Coroway se volvió hacia él. Estaba pálido.

– Le conté a Lindsey lo de Grace Baxter.

Clevenger imaginó los ojos fríos y vacíos de la chica.

– ¿Le contó que su padre tenía una aventura?

– No me enorgullezco de ello.

– Entonces, ¿por qué…?

– Es una chica muy convincente -dijo Coroway-. Estaba llorando, preguntándose qué había cambiado entre ella y su padre. Ella era la única persona de su vida que podía competir con el trabajo para ganarse su atención. John la adoraba. De repente, lo estaba compartiendo.

– Con Grace.

– Con Grace. Con Kyle, su hermano. Con Heller. Caray, con todo Estados Unidos, si lo piensa. De repente, su padre era famoso. Era difícil verla sufrir. -Meneó la cabeza con desaprobación. Parecía verdaderamente indignado consigo mismo-. Grace llamó a la casa para concretar la entrega de un óleo de la galería. Lindsey percibió unas vibraciones raras. Me preguntó si pasaba algo. Y se lo conté.

– Pudo mentirle.

– Debí hacerlo.

– ¿Por qué no lo hizo?

– Porque Baxter no era buena para él -dijo de inmediato. La respuesta no pareció satisfacerle a él más de lo que satisfizo a Clevenger-. Quería que volviera. Suena patético, ya lo sé. Me preocupaba el negocio. Y echaba de menos a mi amigo.

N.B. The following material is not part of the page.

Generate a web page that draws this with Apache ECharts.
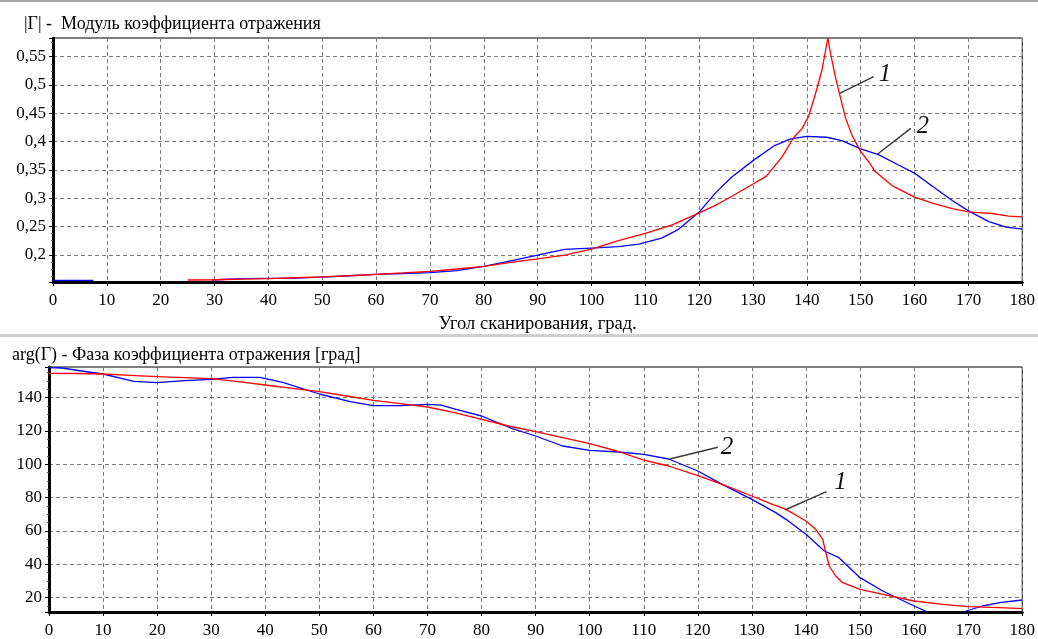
<!DOCTYPE html>
<html>
<head>
<meta charset="utf-8">
<script src="https://cdn.jsdelivr.net/npm/echarts@6/dist/echarts.min.js"></script>
<style>
html,body{margin:0;padding:0;background:#fff;}
#c{width:1038px;height:639px;}
</style>
</head>
<body>
<div id="c"></div>
<script>
// ---------- DATA ----------
const xTicks = [0,10,20,30,40,50,60,70,80,90,100,110,120,130,140,150,160,170,180];

// |Γ| curve 1 (red)
const magAngle1 = [25,30,35,40,45,50,55,60,65,70,75,80,85,90,95,100,105,110,115,120,123,126,130,132.5,135.4,137.6,139.1,140.3,141.6,142.8,143.9,144.4,145.3,146.2,147.2,148.4,149.9,151.5,152.7,155.8,160,163.3,167,170,174.4,177.5,180];
const magValue1 = [0.1555,0.156,0.157,0.158,0.1595,0.161,0.163,0.1655,0.168,0.1706,0.175,0.1795,0.1865,0.193,0.1995,0.21,0.225,0.238,0.253,0.274,0.2874,0.303,0.325,0.339,0.373,0.4077,0.423,0.444,0.4845,0.526,0.583,0.556,0.514,0.479,0.441,0.411,0.384,0.364,0.347,0.3223,0.302,0.2914,0.2816,0.2759,0.273,0.2684,0.2672];

// |Γ| curve 2 (blue)
const magAngle2 = [0,7.5,18,29.5,35,40,45,51,55,60,65,70,75,80,85,90,95,100,105,108.8,113,116,120,123,126,130,134,137,140,143.7,146.5,150,153.3,157,160,163.3,167,170,173.8,177,180];
const magValue2 = [0.155,0.155,null,0.1555,0.158,0.1585,0.159,0.161,0.163,0.1655,0.167,0.1685,0.172,0.1795,0.1895,0.1995,0.2095,0.212,0.2145,0.219,0.2294,0.244,0.2755,0.309,0.337,0.3664,0.393,0.4047,0.4094,0.4077,0.4018,0.387,0.377,0.3586,0.3443,0.3213,0.296,0.2776,0.2586,0.249,0.2455];

// arg(Γ) curve 1 (red)
const phaseAngle1 = [0,5,10,15,20,25,30,35,40,45,50,55,60,65,70,75,80,85,90,95,100,105,110,114.6,120,124.5,130,133.8,136.3,140,141.8,143.1,143.6,144.3,145.5,146.8,150,154.2,160,165.3,170,175.8,180];
const phaseValue1 = [154.6,154.5,154.2,153.4,152.6,152,151.4,149.6,147.6,145.6,143.6,141,138.4,136.4,134.4,131,127,123,119.6,116,112.4,108,102.5,99,93.2,88,81,76,73,66,61,55,48,39,33,29,25,22,18,16,14.6,14,13.4];

// arg(Γ) curve 2 (blue)
const phaseAngle2 = [0,2.4,6,10,15.7,20,25,30,34,39,43.4,50,55.7,60,65,70,72.5,75.3,80,85.7,90,95,100,105.4,110,114.6,120,124.5,130,134.4,136.3,140,143.4,146.1,150,154.2,160,162.3,166,169.6,172.7,175.8,180];
const phaseValue2 = [158,157.8,156,154.2,149.8,149,150.2,151,152.2,152.2,149,142.2,137.6,135.2,135.2,136,135.5,133,129,121.4,117,111,108.4,107.4,106,103.2,96,88,79,71,67,58,48,44,32,24,15,11.6,null,12,15,17,18.6];

// annotation labels: [text, fromAngle, fromValue, toAngle, toValue, textAngle, textValue]
const magNotes = [
  ['1', 146.1, 0.4853, 152.4, 0.5147, 154.5, 0.5194],
  ['2', 153.1, 0.3776, 159.3, 0.4235, 161.5, 0.426]
];
const phaseNotes = [
  ['2', 114.8, 103.2, 123.7, 110.2, 125.4, 110.4],
  ['1', 136.1, 72.6, 143.8, 83.6, 146.4, 89.4]
];

const titleTop = '|Γ| -  Модуль коэффициента отражения';
const titleBottom = 'arg(Γ) - Фаза коэффициента отражения [град]';
const xAxisName = 'Угол сканирования, град.';

// ---------- CHART ----------
const FONT = 'Liberation Serif';
const pairs = (xs, ys) => xs.map((x, i) => [x, ys[i] == null ? '-' : ys[i]]);

function notesMark(notes) {
  return {
    markLine: {
      silent: true, symbol: 'none',
      lineStyle: {color: '#3a3a3a', width: 1.5, type: 'solid'},
      label: {show: false},
      data: notes.map(n => [{coord: [n[1], n[2]]}, {coord: [n[3], n[4]]}])
    },
    markPoint: {
      silent: true, symbol: 'circle', symbolSize: 0,
      label: {show: true, position: 'inside', color: '#111', fontFamily: FONT, fontStyle: 'italic', fontSize: 25,
        formatter: p => p.name},
      data: notes.map(n => ({name: n[0], coord: [n[5], n[6]]}))
    }
  };
}

function xAxisCfg(gridIndex, withName) {
  const c = {
    type: 'value', gridIndex, min: 0, max: 180, interval: 10,
    axisLine: {show: true, onZero: false, lineStyle: {color: '#000', width: 3}},
    axisTick: {show: true, inside: false, length: 4, lineStyle: {color: '#000', width: 1}},
    minorTick: {show: true, splitNumber: 4, length: 2, lineStyle: {color: '#000', width: 1}},
    axisLabel: {color: '#000', fontFamily: FONT, fontSize: 17, margin: 10},
    splitLine: {show: true, lineStyle: {color: '#7a7a7a', width: 1, type: [4, 3]}}
  };
  if (withName) {
    c.name = xAxisName;
    c.nameLocation = 'middle';
    c.nameGap = 33;
    c.nameTextStyle = {color: '#000', fontFamily: FONT, fontSize: 18.5};
  }
  return c;
}

const magFmt = v => {
  const r = Math.round(v * 100) / 100;
  if (Math.abs(v - r) > 1e-6) return '';
  if (Math.abs(Math.round(r * 20) - r * 20) > 1e-6) return '';
  if (r < 0.19 || r > 0.56) return '';
  return String(r).replace('.', ',');
};
const phaseFmt = v => {
  const r = Math.round(v);
  if (Math.abs(v - r) > 1e-6 || r % 20 !== 0) return '';
  return String(r);
};

function yAxisCfg(gridIndex, min, max, step, fmt) {
  return {
    type: 'value', gridIndex, min, max, minInterval: step, maxInterval: step,
    axisLine: {show: true, onZero: false, lineStyle: {color: '#000', width: 3}},
    axisTick: {show: true, inside: false, length: 4, lineStyle: {color: '#000', width: 1}},
    minorTick: {show: true, splitNumber: 4, length: 2, lineStyle: {color: '#555', width: 1}},
    axisLabel: {color: '#000', fontFamily: FONT, fontSize: 17, margin: 7, formatter: fmt,
      showMinLabel: false, showMaxLabel: false},
    splitLine: {show: true, lineStyle: {color: '#7a7a7a', width: 1, type: [4, 3]}}
  };
}

const chart = echarts.init(document.getElementById('c'), null, {renderer: 'canvas'});
const option = {
  backgroundColor: '#fff',
  animation: false,
  title: [
    {text: titleTop, left: 19, top: 10, textStyle: {fontFamily: FONT, fontSize: 18, fontWeight: 'normal', color: '#000'}},
    {text: titleBottom, left: 7, top: 341, textStyle: {fontFamily: FONT, fontSize: 18, fontWeight: 'normal', color: '#000'}}
  ],
  graphic: [
    {type: 'rect', left: 0, top: 0, shape: {width: 1038, height: 2}, style: {fill: '#a9a9a9'}, silent: true},
    {type: 'rect', left: 0, top: 334, shape: {width: 1038, height: 3}, style: {fill: '#d0d0d0'}, silent: true}
  ],
  grid: [
    {left: 53, right: 15, top: 38, bottom: 357, show: true, borderColor: '#000', borderWidth: 1, backgroundColor: '#fff'},
    {left: 49, right: 15, top: 367, bottom: 27, show: true, borderColor: '#000', borderWidth: 1, backgroundColor: '#fff'}
  ],
  xAxis: [xAxisCfg(0, true), xAxisCfg(1, false)],
  yAxis: [
    yAxisCfg(0, 0.152, 0.583, 0.05, magFmt),
    yAxisCfg(1, 11.4, 158.4, 20, phaseFmt)
  ],
  series: [
    {type: 'line', xAxisIndex: 0, yAxisIndex: 0, data: pairs(magAngle2, magValue2), showSymbol: false,
      lineStyle: {color: '#0000ff', width: 1.3}, itemStyle: {color: '#0000ff'}, clip: true, connectNulls: false},
    Object.assign({type: 'line', xAxisIndex: 0, yAxisIndex: 0, data: pairs(magAngle1, magValue1), showSymbol: false,
      lineStyle: {color: '#ff0000', width: 1.3}, itemStyle: {color: '#ff0000'}, clip: true}, notesMark(magNotes)),
    {type: 'line', xAxisIndex: 1, yAxisIndex: 1, data: pairs(phaseAngle2, phaseValue2), showSymbol: false,
      lineStyle: {color: '#0000ff', width: 1.3}, itemStyle: {color: '#0000ff'}, clip: true, connectNulls: false},
    Object.assign({type: 'line', xAxisIndex: 1, yAxisIndex: 1, data: pairs(phaseAngle1, phaseValue1), showSymbol: false,
      lineStyle: {color: '#ff0000', width: 1.3}, itemStyle: {color: '#ff0000'}, clip: true}, notesMark(phaseNotes))
  ]
};
chart.setOption(option);
</script>
</body>
</html>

– ¿Me está diciendo que cree que Lindsey mató a su padre?

– John estaba jugando a un juego peligroso. Tenía a tres mujeres colgadas de él.

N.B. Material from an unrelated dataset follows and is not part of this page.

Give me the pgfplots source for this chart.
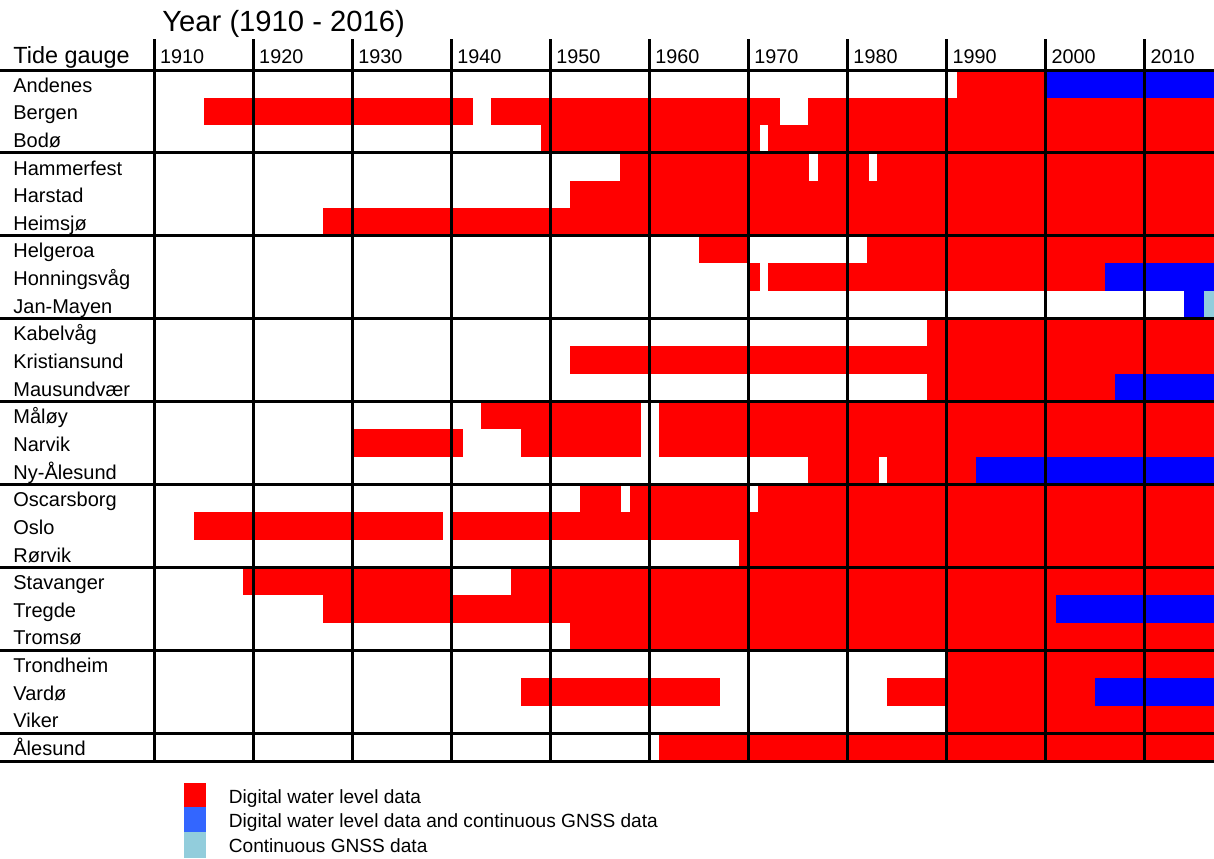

– Theresa, Grace y Lindsey.

– En cuanto a Theresa, ella quería su cerebro. No creo que le interesara demasiado lo que hiciera con el resto de su anatomía. Grace parecía más autodestructiva que otra cosa, con esas amenazas de cortarse el cuello y todo eso.

«Cortarse el cuello.» Las palabras no lo hirieron menos la segunda vez que las oyó.

– Lo que nos deja a Lindsey -logró decir.

Una mirada perdida asomó a los ojos de Coroway.

– Estaba tan furiosa… -dijo-. En cuanto se lo dije, supe… supe que jamás lo superaría.

– Se derrumbó.

– No. Eso fue lo que me preocupó. Se quedó muy callada. Muy quieta. -Volvió a centrar la mirada en Clevenger-. Entonces dijo algo que no entendí en absoluto.

– ¿El qué?

– Me dijo que no tenía ni idea de cuánto odiaba Kyle a su padre. -Meneó la cabeza con incredulidad-. No capté por qué hacía ese salto, de ella a su hermano. Pero creo que ahora quizá sí lo entienda.